═════ Data

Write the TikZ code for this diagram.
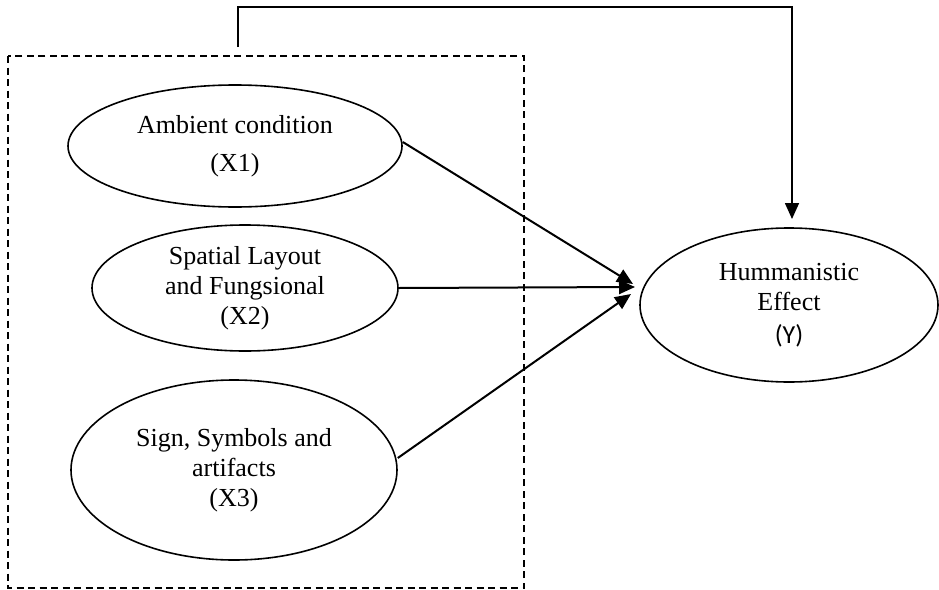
\documentclass[tikz,border=0pt]{standalone}
\usepackage{fontspec}
\setmainfont{Liberation Serif}
\newfontfamily\yfont{Carlito}
\usetikzlibrary{shapes.geometric, arrows.meta, positioning}
\tikzstyle{arrow} = [-{Triangle[length=16pt, width=14pt]}, line width=2pt, draw=black]
\tikzset{
    construct/.style={ellipse, draw=black, line width=1.6pt, inner sep=0pt,
        align=center, font=\fontsize{26}{30}\selectfont},
    groupbox/.style={draw=black, line width=1.4pt, dash pattern=on 7pt off 4.5pt},
}

\begin{document}
\begin{tikzpicture}[x=1pt, y=-1pt]
    \useasboundingbox (0,0) rectangle (939,589);

    % exogenous constructs
    \node[construct, minimum width=334pt, minimum height=122pt] (x1) at (235,146)
        {Ambient condition\\[8pt](X1)};
    \node[construct, minimum width=306pt, minimum height=126pt] (x2) at (245,288)
        {Spatial Layout\\and Fungsional\\(X2)};
    \node[construct, minimum width=326pt, minimum height=180pt] (x3) at (234,470)
        {Sign, Symbols and\\artifacts\\(X3)};

    % endogenous construct
    \node[construct, minimum width=298pt, minimum height=154pt] (y) at (789,305)
        {Hummanistic\\Effect\\[3pt]{\yfont(Y)}};

    % dashed group round the X block
    \draw[groupbox] (8,56) rectangle (524,588);

    % arrow tips in front of Y
    \coordinate (t1) at (633,284);
    \coordinate (t2) at (635,287);
    \coordinate (t3) at (631,294);
    \coordinate (top) at (238,47);
    \coordinate (ytop) at (792,219);

    \draw[arrow] ([yshift=4pt]x1.east) -- (t1);
    \draw[arrow] (x2.east) -- (t2);
    \draw[arrow] ([yshift=12pt]x3.east) -- (t3);

    % joint effect of the group
    \draw[arrow, line width=1.6pt] (top) |- (792,7) -- (ytop);
\end{tikzpicture}
\end{document}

══════════

> Given exercise:
Only the lines from the top of the data through the line with "(ytop) at (792,219);" should be quoted, exactly and with both ends kept; skip the pictures.

> Task result:
Write the TikZ code for this diagram.
\documentclass[tikz,border=0pt]{standalone}
\usepackage{fontspec}
\setmainfont{Liberation Serif}
\newfontfamily\yfont{Carlito}
\usetikzlibrary{shapes.geometric, arrows.meta, positioning}
\tikzstyle{arrow} = [-{Triangle[length=16pt, width=14pt]}, line width=2pt, draw=black]
\tikzset{
    construct/.style={ellipse, draw=black, line width=1.6pt, inner sep=0pt,
        align=center, font=\fontsize{26}{30}\selectfont},
    groupbox/.style={draw=black, line width=1.4pt, dash pattern=on 7pt off 4.5pt},
}

\begin{document}
\begin{tikzpicture}[x=1pt, y=-1pt]
    \useasboundingbox (0,0) rectangle (939,589);

    % exogenous constructs
    \node[construct, minimum width=334pt, minimum height=122pt] (x1) at (235,146)
        {Ambient condition\\[8pt](X1)};
    \node[construct, minimum width=306pt, minimum height=126pt] (x2) at (245,288)
        {Spatial Layout\\and Fungsional\\(X2)};
    \node[construct, minimum width=326pt, minimum height=180pt] (x3) at (234,470)
        {Sign, Symbols and\\artifacts\\(X3)};

    % endogenous construct
    \node[construct, minimum width=298pt, minimum height=154pt] (y) at (789,305)
        {Hummanistic\\Effect\\[3pt]{\yfont(Y)}};

    % dashed group round the X block
    \draw[groupbox] (8,56) rectangle (524,588);

    % arrow tips in front of Y
    \coordinate (t1) at (633,284);
    \coordinate (t2) at (635,287);
    \coordinate (t3) at (631,294);
    \coordinate (top) at (238,47);
    \coordinate (ytop) at (792,219);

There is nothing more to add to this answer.